--- Data section ---

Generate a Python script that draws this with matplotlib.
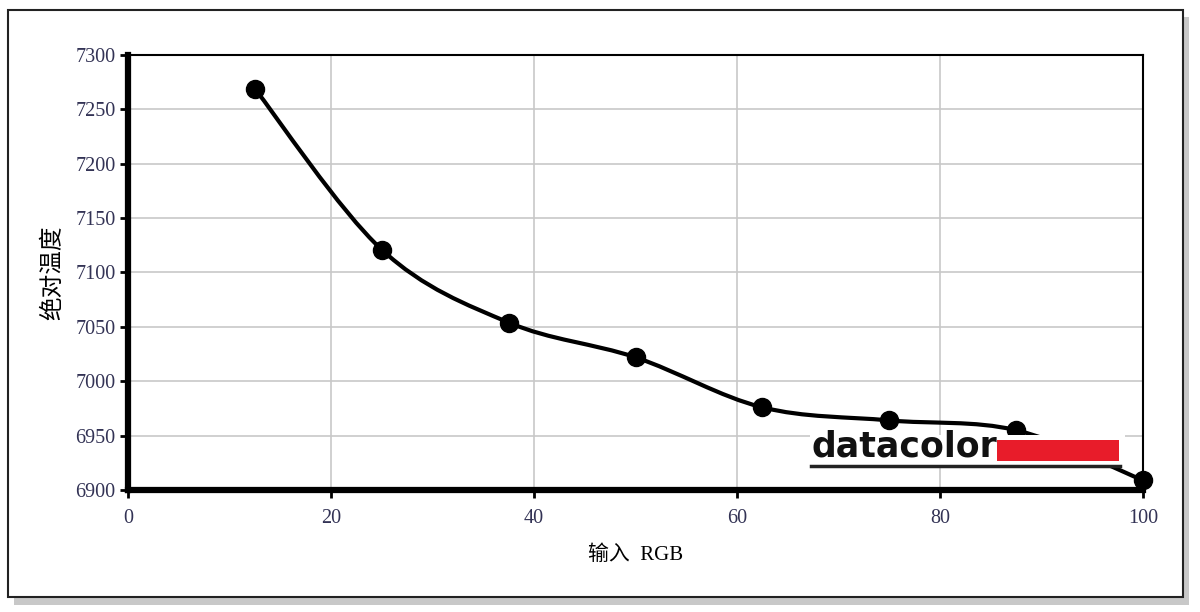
import matplotlib.pyplot as plt
from matplotlib.path import Path
from matplotlib.patches import PathPatch, Rectangle

plt.rcParams['font.family'] = ['Liberation Serif', 'Noto Sans CJK SC', 'DejaVu Sans']

rgb_input = [12.5, 25, 37.5, 50, 62.5, 75, 87.5, 100]
abs_temp = [7269, 7121, 7054, 7022, 6976, 6964, 6955, 6909]
x_ticks = [0, 20, 40, 60, 80, 100]
y_ticks = [6900, 6950, 7000, 7050, 7100, 7150, 7200, 7250, 7300]


def smooth_path(xs, ys):
    # Catmull-Rom through the points, as cubic Bezier segments
    verts = [(xs[0], ys[0])]
    codes = [Path.MOVETO]
    n = len(xs)
    for i in range(n - 1):
        x0, y0 = (xs[i - 1], ys[i - 1]) if i > 0 else (xs[i], ys[i])
        x1, y1 = xs[i], ys[i]
        x2, y2 = xs[i + 1], ys[i + 1]
        x3, y3 = (xs[i + 2], ys[i + 2]) if i + 2 < n else (x2, y2)
        c1 = (x1 + (x2 - x0) / 6, y1 + (y2 - y0) / 6)
        c2 = (x2 - (x3 - x1) / 6, y2 - (y3 - y1) / 6)
        verts += [c1, c2, (x2, y2)]
        codes += [Path.CURVE4] * 3
    return Path(verts, codes)


fig = plt.figure(figsize=(12, 6.12), dpi=100)

# outer frame with drop shadow
fig.patches.append(Rectangle((14 / 1200, 0.012), 1175 / 1200, 0.96,
                             transform=fig.transFigure, facecolor='#c8c8c8',
                             edgecolor='none', zorder=0))
fig.patches.append(Rectangle((8 / 1200, 15 / 612), 1175 / 1200, 587 / 612,
                             transform=fig.transFigure, facecolor='white',
                             edgecolor='#222222', linewidth=1.5, zorder=1))

ax = fig.add_axes([128 / 1200, 1 - 490 / 612, 1015 / 1200, 435 / 612])
ax.set_zorder(2)

ax.add_patch(PathPatch(smooth_path(rgb_input, abs_temp), facecolor='none',
                       edgecolor='black', linewidth=3, zorder=3))
ax.plot(rgb_input, abs_temp, 'o', color='black', markersize=13, zorder=4,
        clip_on=False)

ax.set_xlim(0, 100)
ax.set_ylim(6900, 7300)
ax.set_xticks(x_ticks)
ax.set_yticks(y_ticks)
ax.grid(True, color='#c8c8c8', linewidth=1.2)
ax.set_axisbelow(True)

for side in ['top', 'right']:
    ax.spines[side].set_linewidth(1.5)
for side in ['left', 'bottom']:
    ax.spines[side].set_linewidth(4.5)

ax.tick_params(axis='both', length=6, width=2, labelsize=14.5, colors='black')
ax.tick_params(axis='x', pad=8)
ax.tick_params(axis='y', pad=3)
for lab in ax.get_xticklabels() + ax.get_yticklabels():
    lab.set_color('#333355')

ax.set_xlabel('输入  RGB', fontsize=15, labelpad=12)
ax.set_ylabel('绝对温度', fontsize=17, labelpad=8)

# datacolor logo
ax.add_patch(Rectangle((67.2, 6921), 31, 29.5, facecolor='white',
                       edgecolor='none', zorder=5))
ax.text(67.3, 6940, 'datacolor', fontsize=25, fontweight='bold',
        family='DejaVu Sans', color='#111111', va='center', ha='left', zorder=6)
ax.add_patch(Rectangle((85.6, 6927), 12.0, 19, facecolor='#e81c2a',
                       edgecolor='none', zorder=6))
ax.plot([67.3, 97.7], [6922.5, 6922.5], color='#222222', linewidth=2.5,
        zorder=6)

fig.savefig('out.png', dpi=100)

---

**Brief**
Leave out the pictures and repeat the lines from the start of the material through the line with "y_ticks = [6900, 6950, 7000, 7050, 7100, 7150, 7200, 7250, 7300]", inclusive.

**Finished exercise**
Generate a Python script that draws this with matplotlib.
import matplotlib.pyplot as plt
from matplotlib.path import Path
from matplotlib.patches import PathPatch, Rectangle

plt.rcParams['font.family'] = ['Liberation Serif', 'Noto Sans CJK SC', 'DejaVu Sans']

rgb_input = [12.5, 25, 37.5, 50, 62.5, 75, 87.5, 100]
abs_temp = [7269, 7121, 7054, 7022, 6976, 6964, 6955, 6909]
x_ticks = [0, 20, 40, 60, 80, 100]
y_ticks = [6900, 6950, 7000, 7050, 7100, 7150, 7200, 7250, 7300]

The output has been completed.